- [WHAT IS EXPECTED]: Search the listing below for "this". Copy each matching line.

Plotting code records
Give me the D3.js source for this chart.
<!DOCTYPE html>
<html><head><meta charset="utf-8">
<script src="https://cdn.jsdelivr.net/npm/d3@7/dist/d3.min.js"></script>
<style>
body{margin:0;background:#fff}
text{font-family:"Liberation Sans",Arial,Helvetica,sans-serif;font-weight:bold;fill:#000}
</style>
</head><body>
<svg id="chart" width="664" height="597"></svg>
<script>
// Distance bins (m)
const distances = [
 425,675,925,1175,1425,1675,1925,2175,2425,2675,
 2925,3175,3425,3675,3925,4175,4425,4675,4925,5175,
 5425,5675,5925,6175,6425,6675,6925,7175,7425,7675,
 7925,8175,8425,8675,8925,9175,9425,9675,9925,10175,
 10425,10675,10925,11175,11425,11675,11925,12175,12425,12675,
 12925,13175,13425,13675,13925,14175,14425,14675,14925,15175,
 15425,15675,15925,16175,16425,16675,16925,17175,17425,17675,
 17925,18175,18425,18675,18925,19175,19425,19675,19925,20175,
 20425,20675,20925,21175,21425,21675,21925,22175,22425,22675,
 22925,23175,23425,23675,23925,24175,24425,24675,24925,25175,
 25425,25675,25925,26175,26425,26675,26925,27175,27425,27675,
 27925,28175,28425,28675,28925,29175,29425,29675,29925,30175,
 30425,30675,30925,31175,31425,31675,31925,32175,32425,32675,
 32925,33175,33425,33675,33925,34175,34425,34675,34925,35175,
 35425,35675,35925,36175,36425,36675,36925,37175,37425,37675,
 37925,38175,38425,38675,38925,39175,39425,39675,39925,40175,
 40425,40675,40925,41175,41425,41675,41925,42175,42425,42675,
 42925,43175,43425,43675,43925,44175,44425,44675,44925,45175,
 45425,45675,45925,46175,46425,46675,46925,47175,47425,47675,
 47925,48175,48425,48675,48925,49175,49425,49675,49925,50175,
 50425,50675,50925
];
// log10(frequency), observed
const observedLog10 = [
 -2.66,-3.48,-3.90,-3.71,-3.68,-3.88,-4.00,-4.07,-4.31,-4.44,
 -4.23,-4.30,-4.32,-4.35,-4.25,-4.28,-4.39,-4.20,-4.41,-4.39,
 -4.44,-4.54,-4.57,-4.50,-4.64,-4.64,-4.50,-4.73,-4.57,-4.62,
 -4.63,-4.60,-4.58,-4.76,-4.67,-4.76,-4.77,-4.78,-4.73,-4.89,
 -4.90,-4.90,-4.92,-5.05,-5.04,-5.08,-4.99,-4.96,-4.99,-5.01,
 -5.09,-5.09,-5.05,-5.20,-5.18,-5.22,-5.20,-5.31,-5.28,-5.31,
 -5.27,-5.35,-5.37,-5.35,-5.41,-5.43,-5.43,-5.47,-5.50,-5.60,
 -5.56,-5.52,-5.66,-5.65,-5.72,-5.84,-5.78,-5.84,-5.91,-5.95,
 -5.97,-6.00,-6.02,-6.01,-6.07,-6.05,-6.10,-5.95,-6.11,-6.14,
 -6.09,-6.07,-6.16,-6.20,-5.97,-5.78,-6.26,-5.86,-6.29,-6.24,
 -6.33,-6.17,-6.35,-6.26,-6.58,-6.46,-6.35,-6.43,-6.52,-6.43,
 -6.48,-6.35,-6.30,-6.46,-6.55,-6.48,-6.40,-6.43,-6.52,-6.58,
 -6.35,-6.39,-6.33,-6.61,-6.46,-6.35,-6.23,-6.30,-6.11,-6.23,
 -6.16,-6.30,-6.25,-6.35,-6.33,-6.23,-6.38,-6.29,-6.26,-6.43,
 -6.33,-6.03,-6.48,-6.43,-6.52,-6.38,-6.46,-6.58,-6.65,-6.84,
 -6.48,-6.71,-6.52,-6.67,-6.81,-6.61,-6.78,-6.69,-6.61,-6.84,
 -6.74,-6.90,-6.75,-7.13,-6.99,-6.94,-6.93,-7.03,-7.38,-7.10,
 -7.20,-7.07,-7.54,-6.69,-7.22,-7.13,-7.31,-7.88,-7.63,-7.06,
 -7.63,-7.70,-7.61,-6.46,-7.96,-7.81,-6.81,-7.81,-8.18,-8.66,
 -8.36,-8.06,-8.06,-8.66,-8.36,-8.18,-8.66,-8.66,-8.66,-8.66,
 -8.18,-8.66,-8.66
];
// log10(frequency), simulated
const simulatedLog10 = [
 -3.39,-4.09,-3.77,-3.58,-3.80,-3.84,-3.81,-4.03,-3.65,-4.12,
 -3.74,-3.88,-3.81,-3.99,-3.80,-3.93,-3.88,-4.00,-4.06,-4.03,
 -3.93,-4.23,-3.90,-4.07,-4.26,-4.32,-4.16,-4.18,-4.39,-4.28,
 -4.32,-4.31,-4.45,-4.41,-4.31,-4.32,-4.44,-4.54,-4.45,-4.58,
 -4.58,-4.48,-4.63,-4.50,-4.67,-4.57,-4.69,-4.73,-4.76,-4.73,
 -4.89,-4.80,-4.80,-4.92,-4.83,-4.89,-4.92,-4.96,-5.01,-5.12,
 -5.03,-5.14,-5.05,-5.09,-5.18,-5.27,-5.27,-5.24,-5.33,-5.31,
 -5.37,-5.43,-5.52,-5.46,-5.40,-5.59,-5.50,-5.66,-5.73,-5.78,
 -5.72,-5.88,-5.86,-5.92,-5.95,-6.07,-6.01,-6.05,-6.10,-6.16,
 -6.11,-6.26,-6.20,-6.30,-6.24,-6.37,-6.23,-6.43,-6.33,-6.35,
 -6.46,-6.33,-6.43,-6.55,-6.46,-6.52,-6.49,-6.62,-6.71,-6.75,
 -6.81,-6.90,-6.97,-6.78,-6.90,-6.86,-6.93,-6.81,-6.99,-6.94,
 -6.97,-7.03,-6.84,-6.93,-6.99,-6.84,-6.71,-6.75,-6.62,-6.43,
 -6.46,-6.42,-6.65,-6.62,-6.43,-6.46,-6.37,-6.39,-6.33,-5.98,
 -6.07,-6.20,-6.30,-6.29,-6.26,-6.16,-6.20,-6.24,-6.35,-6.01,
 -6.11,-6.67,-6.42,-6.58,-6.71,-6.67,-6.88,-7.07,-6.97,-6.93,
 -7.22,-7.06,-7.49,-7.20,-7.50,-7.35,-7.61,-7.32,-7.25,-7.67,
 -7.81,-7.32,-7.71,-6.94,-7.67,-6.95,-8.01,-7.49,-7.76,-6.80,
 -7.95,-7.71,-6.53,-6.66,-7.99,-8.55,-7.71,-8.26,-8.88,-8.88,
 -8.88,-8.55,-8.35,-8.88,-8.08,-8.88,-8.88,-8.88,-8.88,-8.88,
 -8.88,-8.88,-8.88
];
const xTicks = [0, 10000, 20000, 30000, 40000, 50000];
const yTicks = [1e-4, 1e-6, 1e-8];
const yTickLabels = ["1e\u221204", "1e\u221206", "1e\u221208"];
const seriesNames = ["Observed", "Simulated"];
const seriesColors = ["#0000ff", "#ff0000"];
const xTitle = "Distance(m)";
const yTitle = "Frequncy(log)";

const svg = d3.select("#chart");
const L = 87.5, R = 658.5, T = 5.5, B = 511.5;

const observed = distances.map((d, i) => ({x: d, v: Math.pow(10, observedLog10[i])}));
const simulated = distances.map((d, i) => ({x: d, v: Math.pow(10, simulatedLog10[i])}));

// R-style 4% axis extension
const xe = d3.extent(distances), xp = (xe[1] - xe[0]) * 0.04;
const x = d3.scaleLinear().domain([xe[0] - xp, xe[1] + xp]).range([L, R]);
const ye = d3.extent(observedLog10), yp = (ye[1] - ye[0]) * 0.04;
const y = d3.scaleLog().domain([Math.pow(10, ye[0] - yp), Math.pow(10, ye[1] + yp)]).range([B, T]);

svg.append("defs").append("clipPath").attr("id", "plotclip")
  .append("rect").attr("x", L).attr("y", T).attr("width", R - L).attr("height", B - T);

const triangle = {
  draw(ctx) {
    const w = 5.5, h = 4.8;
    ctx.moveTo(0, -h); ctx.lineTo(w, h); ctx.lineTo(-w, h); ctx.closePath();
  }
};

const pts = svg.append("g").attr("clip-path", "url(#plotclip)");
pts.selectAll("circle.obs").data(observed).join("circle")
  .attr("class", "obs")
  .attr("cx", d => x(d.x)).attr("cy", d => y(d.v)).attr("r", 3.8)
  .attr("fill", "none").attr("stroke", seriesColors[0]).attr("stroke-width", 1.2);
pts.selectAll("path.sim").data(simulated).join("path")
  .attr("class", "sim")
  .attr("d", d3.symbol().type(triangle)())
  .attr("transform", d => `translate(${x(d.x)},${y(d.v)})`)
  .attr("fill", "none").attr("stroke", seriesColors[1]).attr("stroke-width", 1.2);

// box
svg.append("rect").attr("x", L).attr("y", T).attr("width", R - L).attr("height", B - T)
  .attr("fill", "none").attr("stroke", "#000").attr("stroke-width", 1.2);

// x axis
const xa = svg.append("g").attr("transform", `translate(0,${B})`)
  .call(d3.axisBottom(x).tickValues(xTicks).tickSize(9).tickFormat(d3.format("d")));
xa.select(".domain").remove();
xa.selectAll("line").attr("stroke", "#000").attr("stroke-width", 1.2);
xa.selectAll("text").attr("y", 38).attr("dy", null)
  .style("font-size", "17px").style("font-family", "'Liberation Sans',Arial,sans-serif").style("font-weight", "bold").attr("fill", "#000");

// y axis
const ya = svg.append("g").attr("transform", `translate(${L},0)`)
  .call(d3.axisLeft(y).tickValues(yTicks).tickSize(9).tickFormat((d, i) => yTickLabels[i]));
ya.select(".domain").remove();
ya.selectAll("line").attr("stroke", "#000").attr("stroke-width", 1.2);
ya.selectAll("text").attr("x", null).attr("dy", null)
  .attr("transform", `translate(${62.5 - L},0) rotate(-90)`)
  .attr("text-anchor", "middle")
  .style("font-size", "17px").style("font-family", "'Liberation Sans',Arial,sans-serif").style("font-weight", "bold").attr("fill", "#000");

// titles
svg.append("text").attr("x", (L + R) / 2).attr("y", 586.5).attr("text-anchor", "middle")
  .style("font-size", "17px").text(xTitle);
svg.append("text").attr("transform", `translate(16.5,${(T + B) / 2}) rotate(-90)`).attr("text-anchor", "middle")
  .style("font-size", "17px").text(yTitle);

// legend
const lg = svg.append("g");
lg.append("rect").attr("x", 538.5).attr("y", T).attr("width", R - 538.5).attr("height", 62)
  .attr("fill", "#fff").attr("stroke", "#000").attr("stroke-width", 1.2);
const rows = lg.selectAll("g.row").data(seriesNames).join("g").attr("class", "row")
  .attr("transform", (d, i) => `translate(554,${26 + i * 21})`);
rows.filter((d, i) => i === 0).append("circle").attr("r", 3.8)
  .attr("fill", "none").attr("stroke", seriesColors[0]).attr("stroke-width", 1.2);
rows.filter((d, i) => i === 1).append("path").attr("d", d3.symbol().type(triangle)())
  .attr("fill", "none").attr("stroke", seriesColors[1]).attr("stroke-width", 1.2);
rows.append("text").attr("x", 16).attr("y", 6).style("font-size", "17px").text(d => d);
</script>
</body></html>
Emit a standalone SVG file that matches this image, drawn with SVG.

- [SOLUTION]:
Give me the D3.js source for this chart.
Emit a standalone SVG file that matches this image, drawn with SVG.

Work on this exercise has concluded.